| What is expected |
Reproduce all the lines exactly as they stand, apart from the pictures.

***

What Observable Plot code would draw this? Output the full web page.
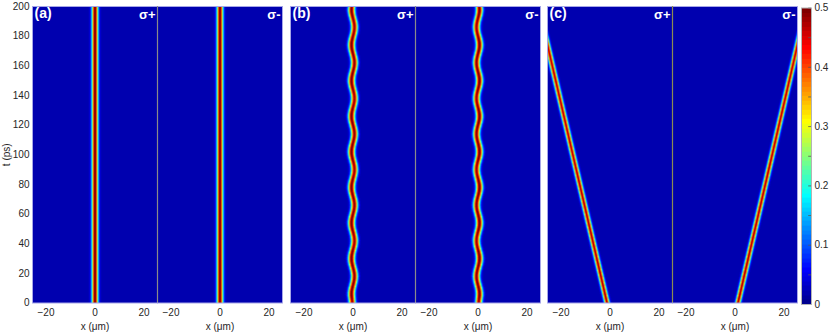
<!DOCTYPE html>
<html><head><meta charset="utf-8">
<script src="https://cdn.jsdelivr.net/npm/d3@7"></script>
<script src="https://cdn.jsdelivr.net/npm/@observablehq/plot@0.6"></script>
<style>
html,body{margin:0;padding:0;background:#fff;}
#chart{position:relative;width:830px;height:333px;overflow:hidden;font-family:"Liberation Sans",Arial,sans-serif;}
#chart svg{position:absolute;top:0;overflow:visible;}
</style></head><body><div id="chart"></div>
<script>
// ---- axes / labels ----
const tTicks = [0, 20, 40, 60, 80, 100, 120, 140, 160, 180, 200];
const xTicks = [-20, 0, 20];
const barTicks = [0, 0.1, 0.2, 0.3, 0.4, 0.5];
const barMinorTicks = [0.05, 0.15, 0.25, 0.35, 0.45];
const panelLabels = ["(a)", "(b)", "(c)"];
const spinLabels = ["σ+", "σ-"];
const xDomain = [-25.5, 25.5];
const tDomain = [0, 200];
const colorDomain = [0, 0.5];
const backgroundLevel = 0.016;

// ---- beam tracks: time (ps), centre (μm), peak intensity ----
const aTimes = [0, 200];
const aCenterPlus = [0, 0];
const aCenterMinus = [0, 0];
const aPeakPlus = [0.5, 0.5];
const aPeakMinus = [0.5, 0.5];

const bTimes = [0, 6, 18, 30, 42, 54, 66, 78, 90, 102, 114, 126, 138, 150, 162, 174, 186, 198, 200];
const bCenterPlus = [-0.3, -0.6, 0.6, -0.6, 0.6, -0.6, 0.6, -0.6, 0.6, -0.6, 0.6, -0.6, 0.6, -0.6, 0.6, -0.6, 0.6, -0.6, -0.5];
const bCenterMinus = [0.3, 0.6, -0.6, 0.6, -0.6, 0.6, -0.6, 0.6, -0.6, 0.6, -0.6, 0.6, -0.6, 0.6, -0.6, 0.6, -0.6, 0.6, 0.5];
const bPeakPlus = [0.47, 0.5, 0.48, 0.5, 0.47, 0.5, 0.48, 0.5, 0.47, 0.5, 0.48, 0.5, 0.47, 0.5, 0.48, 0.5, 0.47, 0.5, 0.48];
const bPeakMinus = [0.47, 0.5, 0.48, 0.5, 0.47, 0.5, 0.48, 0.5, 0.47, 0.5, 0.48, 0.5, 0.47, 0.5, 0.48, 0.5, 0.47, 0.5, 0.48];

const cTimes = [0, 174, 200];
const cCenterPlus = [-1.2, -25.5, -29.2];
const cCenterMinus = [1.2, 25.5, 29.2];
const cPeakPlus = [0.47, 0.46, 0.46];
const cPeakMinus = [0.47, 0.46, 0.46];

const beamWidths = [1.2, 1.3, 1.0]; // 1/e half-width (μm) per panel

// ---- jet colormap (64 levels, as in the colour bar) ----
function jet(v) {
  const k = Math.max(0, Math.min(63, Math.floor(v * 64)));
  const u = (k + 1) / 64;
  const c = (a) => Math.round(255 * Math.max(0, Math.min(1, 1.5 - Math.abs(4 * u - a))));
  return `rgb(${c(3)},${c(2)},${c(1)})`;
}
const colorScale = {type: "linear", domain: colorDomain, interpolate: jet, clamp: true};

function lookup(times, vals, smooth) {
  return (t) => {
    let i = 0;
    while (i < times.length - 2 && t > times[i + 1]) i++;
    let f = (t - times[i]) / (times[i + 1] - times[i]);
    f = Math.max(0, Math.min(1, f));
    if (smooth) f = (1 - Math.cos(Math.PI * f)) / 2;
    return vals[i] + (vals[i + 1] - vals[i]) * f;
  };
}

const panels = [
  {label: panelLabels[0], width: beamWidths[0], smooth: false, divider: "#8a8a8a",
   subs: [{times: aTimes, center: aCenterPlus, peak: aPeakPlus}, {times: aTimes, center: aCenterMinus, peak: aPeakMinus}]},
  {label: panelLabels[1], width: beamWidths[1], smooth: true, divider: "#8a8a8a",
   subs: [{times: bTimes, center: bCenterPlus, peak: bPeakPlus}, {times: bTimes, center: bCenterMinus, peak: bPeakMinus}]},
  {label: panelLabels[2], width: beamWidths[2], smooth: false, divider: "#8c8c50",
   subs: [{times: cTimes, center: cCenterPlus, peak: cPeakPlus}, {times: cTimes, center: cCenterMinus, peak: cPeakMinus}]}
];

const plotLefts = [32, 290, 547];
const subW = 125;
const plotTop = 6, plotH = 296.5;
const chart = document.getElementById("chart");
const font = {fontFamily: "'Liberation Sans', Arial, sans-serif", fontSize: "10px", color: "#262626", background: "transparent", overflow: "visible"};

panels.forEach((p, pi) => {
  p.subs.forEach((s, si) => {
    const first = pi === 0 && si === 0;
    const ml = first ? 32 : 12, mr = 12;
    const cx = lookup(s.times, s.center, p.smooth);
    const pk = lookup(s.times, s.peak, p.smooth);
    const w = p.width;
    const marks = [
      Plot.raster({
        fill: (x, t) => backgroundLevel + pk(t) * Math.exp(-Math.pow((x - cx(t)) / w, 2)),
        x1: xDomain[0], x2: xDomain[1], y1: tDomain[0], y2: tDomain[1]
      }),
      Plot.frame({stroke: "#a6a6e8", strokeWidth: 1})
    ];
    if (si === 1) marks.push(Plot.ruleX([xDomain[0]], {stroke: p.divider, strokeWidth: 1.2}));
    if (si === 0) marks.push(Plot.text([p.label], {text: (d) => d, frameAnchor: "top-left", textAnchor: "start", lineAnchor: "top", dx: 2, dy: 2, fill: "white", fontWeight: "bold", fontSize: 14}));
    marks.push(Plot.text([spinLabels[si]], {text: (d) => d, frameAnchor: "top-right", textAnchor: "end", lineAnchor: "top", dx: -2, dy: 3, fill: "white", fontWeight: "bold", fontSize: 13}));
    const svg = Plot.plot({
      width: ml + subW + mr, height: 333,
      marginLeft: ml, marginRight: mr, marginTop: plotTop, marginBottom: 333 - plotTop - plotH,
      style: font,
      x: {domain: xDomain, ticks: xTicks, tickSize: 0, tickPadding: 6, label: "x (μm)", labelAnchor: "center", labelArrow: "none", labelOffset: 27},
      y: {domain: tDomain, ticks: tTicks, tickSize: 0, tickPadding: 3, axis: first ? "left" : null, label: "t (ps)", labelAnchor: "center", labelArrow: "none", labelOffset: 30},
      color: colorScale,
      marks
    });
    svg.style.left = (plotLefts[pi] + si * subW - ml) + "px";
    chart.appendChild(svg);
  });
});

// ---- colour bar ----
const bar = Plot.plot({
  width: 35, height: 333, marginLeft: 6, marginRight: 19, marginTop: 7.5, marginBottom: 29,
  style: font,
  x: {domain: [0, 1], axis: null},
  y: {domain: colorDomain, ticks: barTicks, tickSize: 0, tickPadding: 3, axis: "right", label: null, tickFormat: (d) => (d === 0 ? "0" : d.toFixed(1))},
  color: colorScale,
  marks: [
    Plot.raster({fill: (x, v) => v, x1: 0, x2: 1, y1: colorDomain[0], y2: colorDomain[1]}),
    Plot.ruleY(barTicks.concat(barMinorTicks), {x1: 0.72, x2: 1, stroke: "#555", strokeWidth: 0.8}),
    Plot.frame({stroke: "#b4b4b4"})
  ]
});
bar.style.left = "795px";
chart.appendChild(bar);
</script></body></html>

***

| Exercise answer |
What Observable Plot code would draw this? Output the full web page.
<!DOCTYPE html>
<html><head><meta charset="utf-8">
<script src="https://cdn.jsdelivr.net/npm/d3@7"></script>
<script src="https://cdn.jsdelivr.net/npm/@observablehq/plot@0.6"></script>
<style>
html,body{margin:0;padding:0;background:#fff;}
#chart{position:relative;width:830px;height:333px;overflow:hidden;font-family:"Liberation Sans",Arial,sans-serif;}
#chart svg{position:absolute;top:0;overflow:visible;}
</style></head><body><div id="chart"></div>
<script>
// ---- axes / labels ----
const tTicks = [0, 20, 40, 60, 80, 100, 120, 140, 160, 180, 200];
const xTicks = [-20, 0, 20];
const barTicks = [0, 0.1, 0.2, 0.3, 0.4, 0.5];
const barMinorTicks = [0.05, 0.15, 0.25, 0.35, 0.45];
const panelLabels = ["(a)", "(b)", "(c)"];
const spinLabels = ["σ+", "σ-"];
const xDomain = [-25.5, 25.5];
const tDomain = [0, 200];
const colorDomain = [0, 0.5];
const backgroundLevel = 0.016;

// ---- beam tracks: time (ps), centre (μm), peak intensity ----
const aTimes = [0, 200];
const aCenterPlus = [0, 0];
const aCenterMinus = [0, 0];
const aPeakPlus = [0.5, 0.5];
const aPeakMinus = [0.5, 0.5];

const bTimes = [0, 6, 18, 30, 42, 54, 66, 78, 90, 102, 114, 126, 138, 150, 162, 174, 186, 198, 200];
const bCenterPlus = [-0.3, -0.6, 0.6, -0.6, 0.6, -0.6, 0.6, -0.6, 0.6, -0.6, 0.6, -0.6, 0.6, -0.6, 0.6, -0.6, 0.6, -0.6, -0.5];
const bCenterMinus = [0.3, 0.6, -0.6, 0.6, -0.6, 0.6, -0.6, 0.6, -0.6, 0.6, -0.6, 0.6, -0.6, 0.6, -0.6, 0.6, -0.6, 0.6, 0.5];
const bPeakPlus = [0.47, 0.5, 0.48, 0.5, 0.47, 0.5, 0.48, 0.5, 0.47, 0.5, 0.48, 0.5, 0.47, 0.5, 0.48, 0.5, 0.47, 0.5, 0.48];
const bPeakMinus = [0.47, 0.5, 0.48, 0.5, 0.47, 0.5, 0.48, 0.5, 0.47, 0.5, 0.48, 0.5, 0.47, 0.5, 0.48, 0.5, 0.47, 0.5, 0.48];

const cTimes = [0, 174, 200];
const cCenterPlus = [-1.2, -25.5, -29.2];
const cCenterMinus = [1.2, 25.5, 29.2];
const cPeakPlus = [0.47, 0.46, 0.46];
const cPeakMinus = [0.47, 0.46, 0.46];

const beamWidths = [1.2, 1.3, 1.0]; // 1/e half-width (μm) per panel

// ---- jet colormap (64 levels, as in the colour bar) ----
function jet(v) {
  const k = Math.max(0, Math.min(63, Math.floor(v * 64)));
  const u = (k + 1) / 64;
  const c = (a) => Math.round(255 * Math.max(0, Math.min(1, 1.5 - Math.abs(4 * u - a))));
  return `rgb(${c(3)},${c(2)},${c(1)})`;
}
const colorScale = {type: "linear", domain: colorDomain, interpolate: jet, clamp: true};

function lookup(times, vals, smooth) {
  return (t) => {
    let i = 0;
    while (i < times.length - 2 && t > times[i + 1]) i++;
    let f = (t - times[i]) / (times[i + 1] - times[i]);
    f = Math.max(0, Math.min(1, f));
    if (smooth) f = (1 - Math.cos(Math.PI * f)) / 2;
    return vals[i] + (vals[i + 1] - vals[i]) * f;
  };
}

const panels = [
  {label: panelLabels[0], width: beamWidths[0], smooth: false, divider: "#8a8a8a",
   subs: [{times: aTimes, center: aCenterPlus, peak: aPeakPlus}, {times: aTimes, center: aCenterMinus, peak: aPeakMinus}]},
  {label: panelLabels[1], width: beamWidths[1], smooth: true, divider: "#8a8a8a",
   subs: [{times: bTimes, center: bCenterPlus, peak: bPeakPlus}, {times: bTimes, center: bCenterMinus, peak: bPeakMinus}]},
  {label: panelLabels[2], width: beamWidths[2], smooth: false, divider: "#8c8c50",
   subs: [{times: cTimes, center: cCenterPlus, peak: cPeakPlus}, {times: cTimes, center: cCenterMinus, peak: cPeakMinus}]}
];

const plotLefts = [32, 290, 547];
const subW = 125;
const plotTop = 6, plotH = 296.5;
const chart = document.getElementById("chart");
const font = {fontFamily: "'Liberation Sans', Arial, sans-serif", fontSize: "10px", color: "#262626", background: "transparent", overflow: "visible"};

panels.forEach((p, pi) => {
  p.subs.forEach((s, si) => {
    const first = pi === 0 && si === 0;
    const ml = first ? 32 : 12, mr = 12;
    const cx = lookup(s.times, s.center, p.smooth);
    const pk = lookup(s.times, s.peak, p.smooth);
    const w = p.width;
    const marks = [
      Plot.raster({
        fill: (x, t) => backgroundLevel + pk(t) * Math.exp(-Math.pow((x - cx(t)) / w, 2)),
        x1: xDomain[0], x2: xDomain[1], y1: tDomain[0], y2: tDomain[1]
      }),
      Plot.frame({stroke: "#a6a6e8", strokeWidth: 1})
    ];
    if (si === 1) marks.push(Plot.ruleX([xDomain[0]], {stroke: p.divider, strokeWidth: 1.2}));
    if (si === 0) marks.push(Plot.text([p.label], {text: (d) => d, frameAnchor: "top-left", textAnchor: "start", lineAnchor: "top", dx: 2, dy: 2, fill: "white", fontWeight: "bold", fontSize: 14}));
    marks.push(Plot.text([spinLabels[si]], {text: (d) => d, frameAnchor: "top-right", textAnchor: "end", lineAnchor: "top", dx: -2, dy: 3, fill: "white", fontWeight: "bold", fontSize: 13}));
    const svg = Plot.plot({
      width: ml + subW + mr, height: 333,
      marginLeft: ml, marginRight: mr, marginTop: plotTop, marginBottom: 333 - plotTop - plotH,
      style: font,
      x: {domain: xDomain, ticks: xTicks, tickSize: 0, tickPadding: 6, label: "x (μm)", labelAnchor: "center", labelArrow: "none", labelOffset: 27},
      y: {domain: tDomain, ticks: tTicks, tickSize: 0, tickPadding: 3, axis: first ? "left" : null, label: "t (ps)", labelAnchor: "center", labelArrow: "none", labelOffset: 30},
      color: colorScale,
      marks
    });
    svg.style.left = (plotLefts[pi] + si * subW - ml) + "px";
    chart.appendChild(svg);
  });
});

// ---- colour bar ----
const bar = Plot.plot({
  width: 35, height: 333, marginLeft: 6, marginRight: 19, marginTop: 7.5, marginBottom: 29,
  style: font,
  x: {domain: [0, 1], axis: null},
  y: {domain: colorDomain, ticks: barTicks, tickSize: 0, tickPadding: 3, axis: "right", label: null, tickFormat: (d) => (d === 0 ? "0" : d.toFixed(1))},
  color: colorScale,
  marks: [
    Plot.raster({fill: (x, v) => v, x1: 0, x2: 1, y1: colorDomain[0], y2: colorDomain[1]}),
    Plot.ruleY(barTicks.concat(barMinorTicks), {x1: 0.72, x2: 1, stroke: "#555", strokeWidth: 0.8}),
    Plot.frame({stroke: "#b4b4b4"})
  ]
});
bar.style.left = "795px";
chart.appendChild(bar);
</script></body></html>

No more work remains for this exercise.